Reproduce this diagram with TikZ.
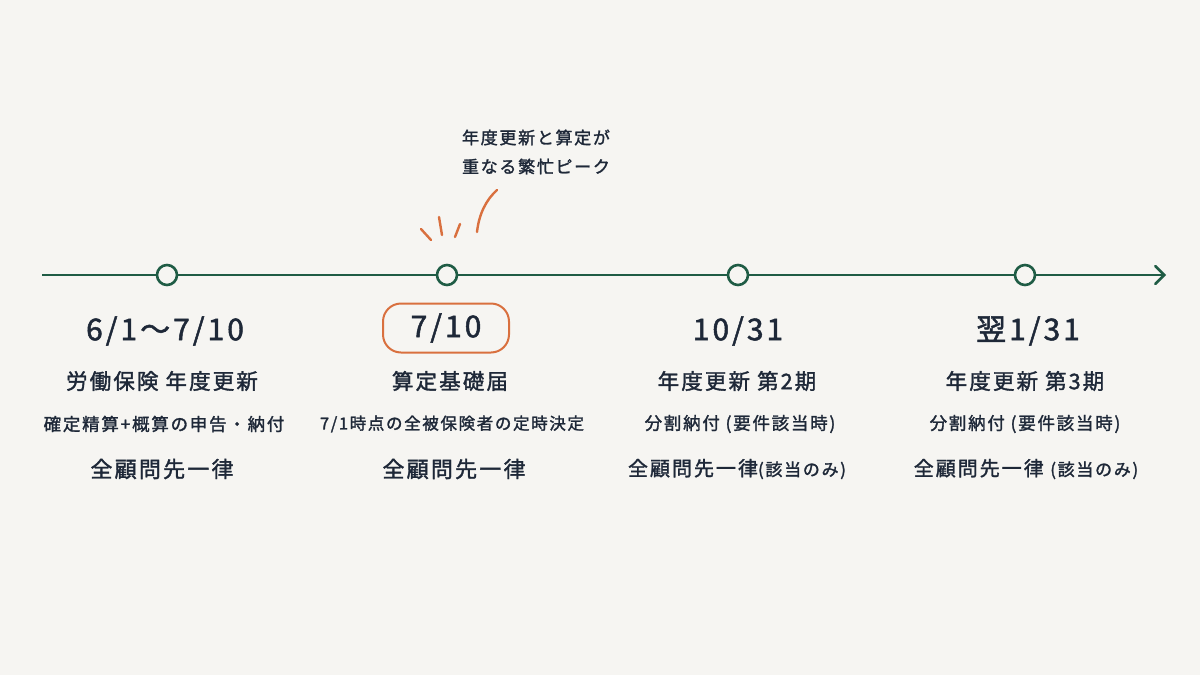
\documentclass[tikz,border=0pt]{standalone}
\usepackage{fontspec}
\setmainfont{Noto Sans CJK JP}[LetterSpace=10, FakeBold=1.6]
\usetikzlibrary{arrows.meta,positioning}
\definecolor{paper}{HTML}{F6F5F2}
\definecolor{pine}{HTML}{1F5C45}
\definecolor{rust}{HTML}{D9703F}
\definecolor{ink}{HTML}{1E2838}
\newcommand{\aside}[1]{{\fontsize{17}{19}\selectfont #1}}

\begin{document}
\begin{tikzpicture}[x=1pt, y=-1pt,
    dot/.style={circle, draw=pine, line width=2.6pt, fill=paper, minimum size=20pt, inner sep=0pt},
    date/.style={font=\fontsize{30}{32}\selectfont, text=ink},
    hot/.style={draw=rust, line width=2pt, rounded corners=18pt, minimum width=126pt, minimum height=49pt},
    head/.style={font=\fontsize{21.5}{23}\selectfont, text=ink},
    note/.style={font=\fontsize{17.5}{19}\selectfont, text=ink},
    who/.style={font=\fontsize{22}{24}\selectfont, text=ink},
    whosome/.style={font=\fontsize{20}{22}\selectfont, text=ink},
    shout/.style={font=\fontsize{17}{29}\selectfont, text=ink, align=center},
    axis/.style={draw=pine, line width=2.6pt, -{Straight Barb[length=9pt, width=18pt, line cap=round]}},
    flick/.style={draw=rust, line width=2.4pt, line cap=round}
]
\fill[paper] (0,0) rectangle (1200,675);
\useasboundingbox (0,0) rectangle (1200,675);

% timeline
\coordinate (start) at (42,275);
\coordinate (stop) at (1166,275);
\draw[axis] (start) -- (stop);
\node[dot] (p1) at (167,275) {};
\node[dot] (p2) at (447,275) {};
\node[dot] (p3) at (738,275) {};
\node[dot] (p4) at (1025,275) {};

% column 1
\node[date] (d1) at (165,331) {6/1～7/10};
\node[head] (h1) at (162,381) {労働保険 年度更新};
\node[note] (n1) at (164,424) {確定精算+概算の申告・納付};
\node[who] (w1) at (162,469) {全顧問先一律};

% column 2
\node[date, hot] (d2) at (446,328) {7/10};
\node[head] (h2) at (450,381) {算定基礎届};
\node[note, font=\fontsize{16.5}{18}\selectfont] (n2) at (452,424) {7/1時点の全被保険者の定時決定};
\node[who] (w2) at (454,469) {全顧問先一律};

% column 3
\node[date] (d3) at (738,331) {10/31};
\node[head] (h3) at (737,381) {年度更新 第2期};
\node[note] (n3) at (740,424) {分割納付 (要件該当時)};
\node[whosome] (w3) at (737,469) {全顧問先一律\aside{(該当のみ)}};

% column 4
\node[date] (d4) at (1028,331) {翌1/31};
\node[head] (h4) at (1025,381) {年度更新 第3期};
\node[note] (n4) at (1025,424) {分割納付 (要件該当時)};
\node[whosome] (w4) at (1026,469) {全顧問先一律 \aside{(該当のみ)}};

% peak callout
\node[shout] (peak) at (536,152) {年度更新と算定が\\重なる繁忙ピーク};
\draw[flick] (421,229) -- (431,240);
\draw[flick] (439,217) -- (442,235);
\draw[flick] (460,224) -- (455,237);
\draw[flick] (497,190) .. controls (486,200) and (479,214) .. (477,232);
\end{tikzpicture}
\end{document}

───

> GIVEN EXERCISE: Give again, exactly, the lines from the start of the data through the one holding "(p4) at (1025,275)"; omit the pictures.

> REPLY TO THE EXERCISE:
Reproduce this diagram with TikZ.
\documentclass[tikz,border=0pt]{standalone}
\usepackage{fontspec}
\setmainfont{Noto Sans CJK JP}[LetterSpace=10, FakeBold=1.6]
\usetikzlibrary{arrows.meta,positioning}
\definecolor{paper}{HTML}{F6F5F2}
\definecolor{pine}{HTML}{1F5C45}
\definecolor{rust}{HTML}{D9703F}
\definecolor{ink}{HTML}{1E2838}
\newcommand{\aside}[1]{{\fontsize{17}{19}\selectfont #1}}

\begin{document}
\begin{tikzpicture}[x=1pt, y=-1pt,
    dot/.style={circle, draw=pine, line width=2.6pt, fill=paper, minimum size=20pt, inner sep=0pt},
    date/.style={font=\fontsize{30}{32}\selectfont, text=ink},
    hot/.style={draw=rust, line width=2pt, rounded corners=18pt, minimum width=126pt, minimum height=49pt},
    head/.style={font=\fontsize{21.5}{23}\selectfont, text=ink},
    note/.style={font=\fontsize{17.5}{19}\selectfont, text=ink},
    who/.style={font=\fontsize{22}{24}\selectfont, text=ink},
    whosome/.style={font=\fontsize{20}{22}\selectfont, text=ink},
    shout/.style={font=\fontsize{17}{29}\selectfont, text=ink, align=center},
    axis/.style={draw=pine, line width=2.6pt, -{Straight Barb[length=9pt, width=18pt, line cap=round]}},
    flick/.style={draw=rust, line width=2.4pt, line cap=round}
]
\fill[paper] (0,0) rectangle (1200,675);
\useasboundingbox (0,0) rectangle (1200,675);

% timeline
\coordinate (start) at (42,275);
\coordinate (stop) at (1166,275);
\draw[axis] (start) -- (stop);
\node[dot] (p1) at (167,275) {};
\node[dot] (p2) at (447,275) {};
\node[dot] (p3) at (738,275) {};
\node[dot] (p4) at (1025,275) {};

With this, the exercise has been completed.